* Start *

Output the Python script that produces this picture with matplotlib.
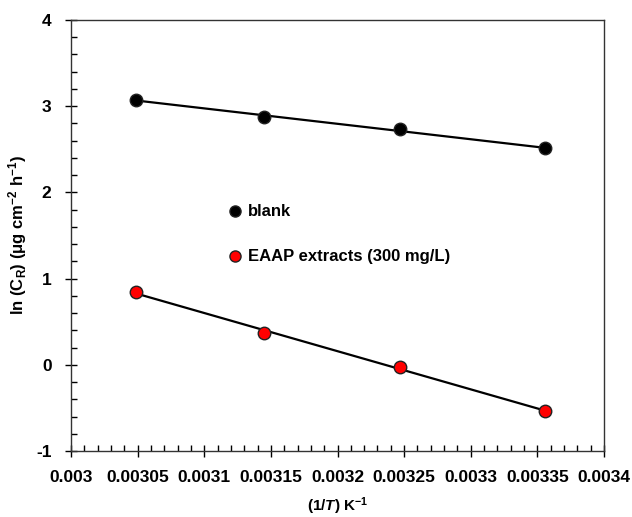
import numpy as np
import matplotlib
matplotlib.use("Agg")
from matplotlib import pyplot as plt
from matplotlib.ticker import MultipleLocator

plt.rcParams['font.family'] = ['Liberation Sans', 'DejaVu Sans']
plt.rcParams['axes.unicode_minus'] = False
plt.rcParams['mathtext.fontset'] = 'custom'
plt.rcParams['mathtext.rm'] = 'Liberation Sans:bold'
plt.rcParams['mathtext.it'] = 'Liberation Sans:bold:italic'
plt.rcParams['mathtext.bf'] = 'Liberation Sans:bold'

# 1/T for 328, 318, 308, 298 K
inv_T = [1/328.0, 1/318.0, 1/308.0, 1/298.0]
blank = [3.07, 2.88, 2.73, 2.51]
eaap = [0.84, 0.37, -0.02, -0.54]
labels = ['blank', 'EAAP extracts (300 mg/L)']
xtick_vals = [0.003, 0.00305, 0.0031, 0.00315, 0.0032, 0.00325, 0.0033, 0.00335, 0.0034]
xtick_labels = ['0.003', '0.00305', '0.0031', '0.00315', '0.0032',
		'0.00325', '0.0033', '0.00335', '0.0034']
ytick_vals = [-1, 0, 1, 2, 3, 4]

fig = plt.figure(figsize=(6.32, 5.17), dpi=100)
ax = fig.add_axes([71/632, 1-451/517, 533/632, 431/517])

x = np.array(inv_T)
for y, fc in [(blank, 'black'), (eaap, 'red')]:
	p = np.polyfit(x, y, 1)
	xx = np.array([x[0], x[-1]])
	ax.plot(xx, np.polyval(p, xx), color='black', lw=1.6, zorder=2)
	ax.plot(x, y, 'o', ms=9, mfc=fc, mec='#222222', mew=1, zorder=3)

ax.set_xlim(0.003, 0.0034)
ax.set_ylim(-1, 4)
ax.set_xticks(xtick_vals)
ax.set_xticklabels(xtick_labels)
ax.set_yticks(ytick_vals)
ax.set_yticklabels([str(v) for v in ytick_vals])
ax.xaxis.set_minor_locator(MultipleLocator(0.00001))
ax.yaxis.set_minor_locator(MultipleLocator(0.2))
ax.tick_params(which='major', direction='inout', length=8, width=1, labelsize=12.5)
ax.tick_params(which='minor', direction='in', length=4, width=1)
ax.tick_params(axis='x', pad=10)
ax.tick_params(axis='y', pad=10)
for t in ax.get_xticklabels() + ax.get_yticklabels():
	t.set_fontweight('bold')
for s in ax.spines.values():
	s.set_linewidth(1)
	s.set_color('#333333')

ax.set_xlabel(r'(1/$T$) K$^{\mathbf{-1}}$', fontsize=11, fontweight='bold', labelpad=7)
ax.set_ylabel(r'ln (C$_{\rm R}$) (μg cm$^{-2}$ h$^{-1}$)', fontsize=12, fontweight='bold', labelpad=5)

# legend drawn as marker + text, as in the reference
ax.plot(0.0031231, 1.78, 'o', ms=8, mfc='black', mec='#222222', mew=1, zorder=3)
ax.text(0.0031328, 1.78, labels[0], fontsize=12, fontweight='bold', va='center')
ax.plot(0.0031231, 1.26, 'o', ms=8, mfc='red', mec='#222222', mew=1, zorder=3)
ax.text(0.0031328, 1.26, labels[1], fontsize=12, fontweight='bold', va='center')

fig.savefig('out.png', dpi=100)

* End *

## Challenge
Print the data above verbatim from the first line through the line holding "from matplotlib.ticker import MultipleLocator", leaving every picture out.

## Task output
Output the Python script that produces this picture with matplotlib.
import numpy as np
import matplotlib
matplotlib.use("Agg")
from matplotlib import pyplot as plt
from matplotlib.ticker import MultipleLocator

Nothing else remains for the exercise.